Open Phd position: Modeling and processing of multi-material volumes

Contacts

Cédric Zanni (cedric.zanni@loria.fr) and Sylvain Lefebvre (sylvain.lefebvre@inria.fr).

How to apply

Follow the link http://doctorat.univ-lorraine.fr/fr/les-ecoles-doctorales/iaem/offres-de-these/modelisation-et-traitement-de-volumes-multi-materiaux to apply.

Context

Additive manufacturing completely changes the way objects can be produced. On the one hand, it simplifies the manufacturing process itself, allowing everyone - including the general public - to physically realize a virtual model using a 3D printer. On the other hand, it affords for unprecedented possibilities in terms of shape complexity, both at the macro and micro scales: objects can be filled with multi-material structures that vary in size, orientation and shape to give specific properties to the final parts. Unfortunately, describing shapes at this level of customization, scale and complexity is beyond the reach of current software. The challenge lies in how to specify shapes than can be easily manipulated, optimized for properties, as well as visualized during manipulation and prepared efficiently for the manufacturing process. A key technical choice is that of shape representation. Boundary representations (e.g. triangle meshes) are very effective to represent surfaces. However, additive manufacturing blurs the frontier between surfaces and volumes. Implicit volumes, a mathematical definition which computes whether a point is solid or empty, provide an efficient scalable representation. Such approaches are referred to as procedural and can be used to represent both material – such as colors [YZG11,YY12,VKWM16] - and microstructures [MDL16,MHSL18,TT20] the latter being a key advantage of additive manufacturing. Variation in the microstructures or material composition can be driven by specifying different parameter inputs to the evaluation procedure based on spatial position. The control field defining those parameters is itself an important part of the design. There is currently a lack of methodologies to author, manipulate and process such property driving fields.

Objectives

The main objective of this project is to explore representations for the modeling, visualization and processing of material control fields within the authoring pipeline for additive manufacturing with a focus on the problem of localizing and assembling different materials in an embedding object. We will first study multi-valued field functions combined with sharp or blended boundaries, representing different colors or/and material parts/structures inside a bounding surface. Contrary to all previous work on blending [GBC*13,ZGC15], the main focus will be to control the magnitude of the generated gradients instead of focusing on the localization of the iso-surface of interest.

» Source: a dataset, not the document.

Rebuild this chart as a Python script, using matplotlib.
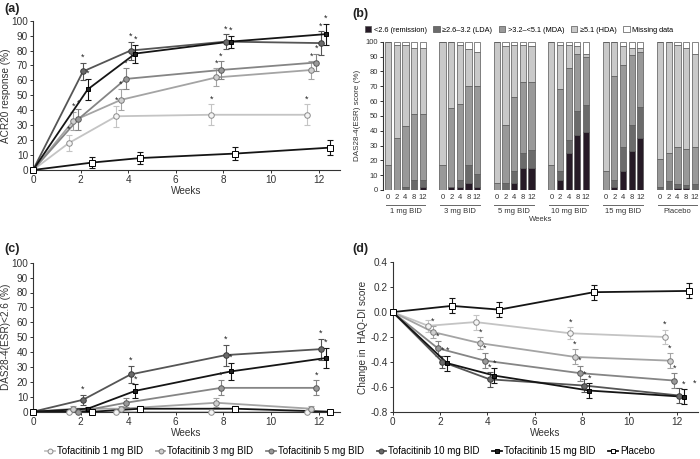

Then, we will study the extension of developed representation and algorithm to management of set of parameters of more advanced material properties and micro-structures, resulting in multi-valued field functions including non scalar parameters such as frame fields to control direction of anisotropy.

Candidate profile

The candidate must have good programming and mathematical skills (especially linear algebra) and be able to communicate in English. Knowledge of computer graphics is also expected. An interest in GPU programming will also be appreciated.

General information

• Location: Loria, Nancy - Grand Est
• Duration: 3 years
• Starting date: 1st September 2024
• Applications to be sent as soon as possible

References

• [GBC*13] O. Gourmel, L. Barthe, M.-P. Cani, B. Wyvill, A. Bernhardt, M. Paulin, H. Grasberger : “A gradient-based implicit blend”. ACM Trans. Graph. 32, 2 (2013).
• [ZGC15] C. Zanni, M. Gleicher, and M.-P. Cani. : “N-ary Implicit Blends with Topology Control”, Computer & Gaphics, Elsevier, Volume 46 (2015)
• [MDL16] J. Martínez, J. Dumas, S. Lefebvre : “Procedural Voronoi Foams for Additive Manufacturing”. ACM Trans. Graph. 35, 4 (2016).
• [MHSL18] J. Martínez, S. Hornus, H. and H. Song, S. Lefebvre : “Polyhedral Voronoi diagrams for additive manufacturing”, https://hal.inria.fr/hal-01697103 (2018)
• [SMW18] P. Sahbaei, D. Mould and B. Wyvill. Implicit Representation of Inscribed Volumes. Proceedings of EXPRESSIVE, 2018.
• [TT20] T. Tricard, V. Tavernier, C. Zanni, J. Martínez, P.A. Hugron, F. Neyret and S. Lefebvre . Freely orientable microstructures for designing deformable 3D prints. ACM Transactions on Graphics, 39(6), 2020.
• [YZG11] Y. Yu, K. Zhou, B. Guo. Multiscale vector volumes. ACM Trans. on Graph., 30(6), 2011.
• [YY12] Z. Yuan, Y. Yu and W. Wang. Object-Space Multiphase Implicit Functions. ACM Trans. on Graph., 31(4), 2012.
• [VKWM16] K. Vidimce, A. Kaspar, Y. Wang, W. Matusik. Foundry: Hierarchical Material Design for Multi-Material Fabrication. In Proceedings of the 29th Annual Symposium on User Interface Software and Technology (UIST ‘16). 2016.